The 99%-accurate test that’s a coin flip
Micro-lessons
A test is 99% accurate. You test positive. How worried should you be? For a rare disease the answer is often about 50/50 — and the reason is the number of healthy people, not the quality of the test.
Count people, not probabilities
Take 1000 people and a disease that afflicts 1% of them — 10 sick, 990 healthy. A test that catches 99% of the sick flags about 10 true positives. But at 99% specificity it also wrongly flags 1% of the 990 healthy — another ≈ 10 false positives. Twenty positive results, half of them healthy. A positive test is a coin flip.
Turn the knobs
Each square is one of 1000 people. Drag the base rate down and watch the red false-positives swamp the true positives — that ratio is your answer:
False positives are drawn from the large healthy pool, true positives from the small sick one. When the disease is rare, even a tiny false-positive rate times a big number rivals every true positive. The answer is always the same fraction — P(sick | +) = TP / (TP + FP) — and the prevalence is what tips it.
This is just Bayes
That fraction is Bayes’ theorem wearing work clothes. The prevalence is the prior; the test result is the evidence; the recomputed fraction is the posterior. It’s why screening a whole asymptomatic population needs punishing specificity, not just “accuracy,” and why a spam filter that’s 99% accurate still buries real mail if spam is rare in your inbox.
Say it, don’t just nod
A disease hits 0.1% of people; the test is 99% specific and catches every real case.
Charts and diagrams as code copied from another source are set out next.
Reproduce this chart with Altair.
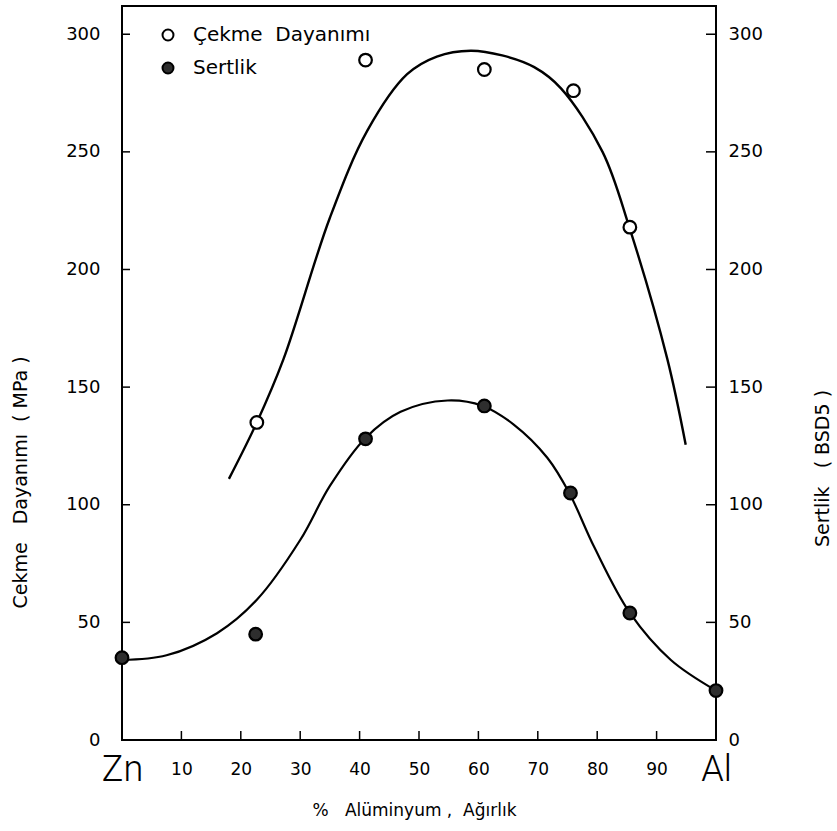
import altair as alt
import pandas as pd

# Measured points: aluminium content (wt %) against tensile strength (MPa) and hardness (BSD5)
cekme_al = [22.7, 41, 61, 76, 85.5]
cekme_mpa = [135, 289, 285, 276, 218]
sertlik_al = [0, 22.5, 41, 61, 75.5, 85.5, 100]
sertlik_bsd = [35, 45, 128, 142, 105, 54, 21]

# Hand-drawn trend curves, given as knots along each line
cekme_curve_al = [18, 22.7, 27.2, 35, 41.3, 48, 53, 58.7, 64, 69.4, 73.9, 80.9, 85.4, 91.8, 94.9]
cekme_curve_mpa = [111, 135, 162, 222, 259, 283, 290.5, 293, 291, 286, 277, 250, 218, 162, 125.5]
sertlik_curve_al = [0, 7.5, 16, 22.7, 30, 35, 41, 46.9, 54.8, 60.7, 66, 71.6, 75.3, 79.5, 85.5, 92.4, 100]
sertlik_curve_bsd = [34, 36, 45.4, 59.6, 85, 108, 128.4, 139.5, 144.3, 142, 134, 120, 105, 82, 54, 34, 21]

series_names = ["Çekme Dayanımı", "Sertlik"]
x_ticks = [0, 10, 20, 30, 40, 50, 60, 70, 80, 90, 100]
y_ticks = [0, 50, 100, 150, 200, 250, 300]

W, H = 594, 734
FONT = "DejaVu Sans"
SP = "\u00a0"  # non-collapsing space for the wide-set axis titles

points = pd.concat([
    pd.DataFrame({"al": cekme_al, "val": cekme_mpa, "seri": series_names[0]}),
    pd.DataFrame({"al": sertlik_al, "val": sertlik_bsd, "seri": series_names[1]}),
])
cekme_curve = pd.DataFrame({"al": cekme_curve_al, "val": cekme_curve_mpa})
sertlik_curve = pd.DataFrame({"al": sertlik_curve_al, "val": sertlik_curve_bsd})
yt = pd.DataFrame({"v": y_ticks})
xt = pd.DataFrame({"v": x_ticks[1:-1]})

x_scale = alt.Scale(domain=[0, 100], nice=False, zero=False)
y_scale = alt.Scale(domain=[0, 312], nice=False, zero=False)

end_test = "datum.value == 0 || datum.value == 100"
x_axis = alt.Axis(
    values=x_ticks,
    labelExpr="datum.value == 0 ? 'Zn' : datum.value == 100 ? 'Al' : datum.label",
    labelFontSize={"condition": {"test": end_test, "value": 36}, "value": 17},
    labelFont={"condition": {"test": end_test, "value": "Roboto"}, "value": FONT},
    labelFontWeight={"condition": {"test": end_test, "value": 300}, "value": "normal"},
    labelBaseline="middle",
    labelPadding=29,
    labelOverlap=False,
    labelFlush=False,
    labelBound=False,
    labelColor="black",
    ticks=False,
    domain=False,
    grid=False,
    title=f"%{SP*3}Alüminyum{SP},{SP*2}Ağırlık",
    titleFont=FONT,
    titleFontSize=17,
    titleFontWeight="normal",
    titleColor="black",
    titleX=292,
    titleY=70,
    titleBaseline="middle",
)


def xenc(field):
    return alt.X(field, type="quantitative", scale=x_scale, axis=x_axis)


left_axis = alt.Axis(
    orient="left", values=y_ticks, labelFont=FONT, labelFontSize=18, labelColor="black",
    labelPadding=22, ticks=False, domain=False, grid=False,
    title=f"Cekme{SP*3}Dayanımı{SP*2}({SP}MPa{SP})", titleFont=FONT, titleFontSize=19,
    titleFontWeight="normal", titleColor="black", titleAngle=270, titleLimit=400,
    titleX=-102, titleY=476, titleAlign="center", titleBaseline="middle",
)
right_axis = alt.Axis(
    orient="right", values=y_ticks, labelFont=FONT, labelFontSize=18, labelColor="black",
    labelPadding=12, ticks=False, domain=False, grid=False,
    title=f"Sertlik{SP*3}({SP}BSD5{SP})", titleFont=FONT, titleFontSize=19,
    titleFontWeight="normal", titleColor="black", titleAngle=270, titleLimit=400,
    titleX=106, titleY=462, titleAlign="center", titleBaseline="middle",
)

# Inward tick marks on the left, right and bottom frame edges
left_ticks = alt.Chart(yt).mark_rule(color="black", strokeWidth=1.5).encode(
    y=alt.Y("v:Q", scale=y_scale, axis=None), x=alt.value(0), x2=alt.value(8)
)
right_ticks = alt.Chart(yt).mark_rule(color="black", strokeWidth=1.5).encode(
    y=alt.Y("v:Q", scale=y_scale, axis=None), x=alt.value(W - 10), x2=alt.value(W)
)
bottom_ticks = alt.Chart(xt).mark_rule(color="black", strokeWidth=1.5).encode(
    x=xenc("v"), y=alt.value(H - 9), y2=alt.value(H)
)

cekme_line = alt.Chart(cekme_curve).mark_line(
    color="black", strokeWidth=2.4, interpolate="catmull-rom"
).encode(x=xenc("al"), y=alt.Y("val:Q", scale=y_scale, axis=left_axis))

sertlik_line = alt.Chart(sertlik_curve).mark_line(
    color="black", strokeWidth=2.2, interpolate="catmull-rom"
).encode(x=xenc("al"), y=alt.Y("val:Q", scale=y_scale, axis=right_axis))

dots = alt.Chart(points).mark_point(
    shape="circle", filled=True, size=160, stroke="black", strokeWidth=2.2, opacity=1
).encode(
    x=xenc("al"),
    y=alt.Y("val:Q", scale=y_scale, axis=None),
    fill=alt.Fill(
        "seri:N",
        scale=alt.Scale(domain=series_names, range=["white", "#2e2e2e"]),
        legend=alt.Legend(
            title=None, orient="none", legendX=36, legendY=19,
            symbolType="circle", symbolSize=120, symbolStrokeColor="black",
            symbolStrokeWidth=2, labelFont=FONT, labelFontSize=20, labelColor="black",
            labelOffset=15, rowPadding=13, padding=0, labelLimit=400,
            labelExpr=f"replace(datum.label, ' ', '{SP*2}')",
        ),
    ),
)

chart = alt.layer(
    left_ticks, right_ticks, bottom_ticks, cekme_line, sertlik_line, dots
).resolve_scale(y="independent").properties(
    width=W, height=H,
    autosize=alt.AutoSizeParams(type="none"),
    padding={"left": 122, "top": 6, "right": 121, "bottom": 91},
    background="white",
).configure_view(stroke="black", strokeWidth=2)

chart.save("out.html", embed_options={"renderer": "svg", "actions": False})
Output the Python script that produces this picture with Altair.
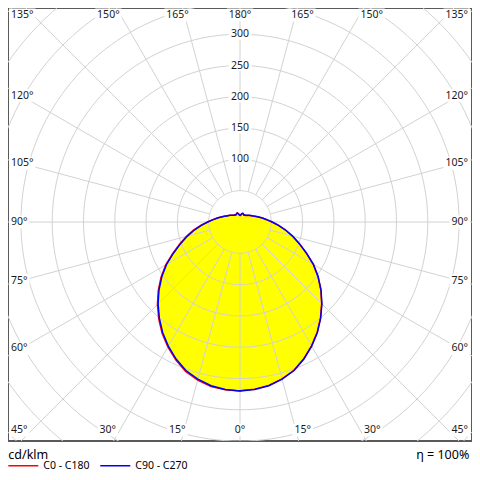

Of 100 people who test positive, roughly how many are actually sick?
Per 100,000 people: 100 sick (all caught → 100 true positives) and 99,900 healthy, of whom 1% false-positive → ≈ 999. So P(sick | +) = 100 / (100 + 999) ≈ 9%.
Of 100 positives, only about 9 are truly sick — even with a perfect catch rate — because the 1% error on a huge healthy population dwarfs the handful of real cases.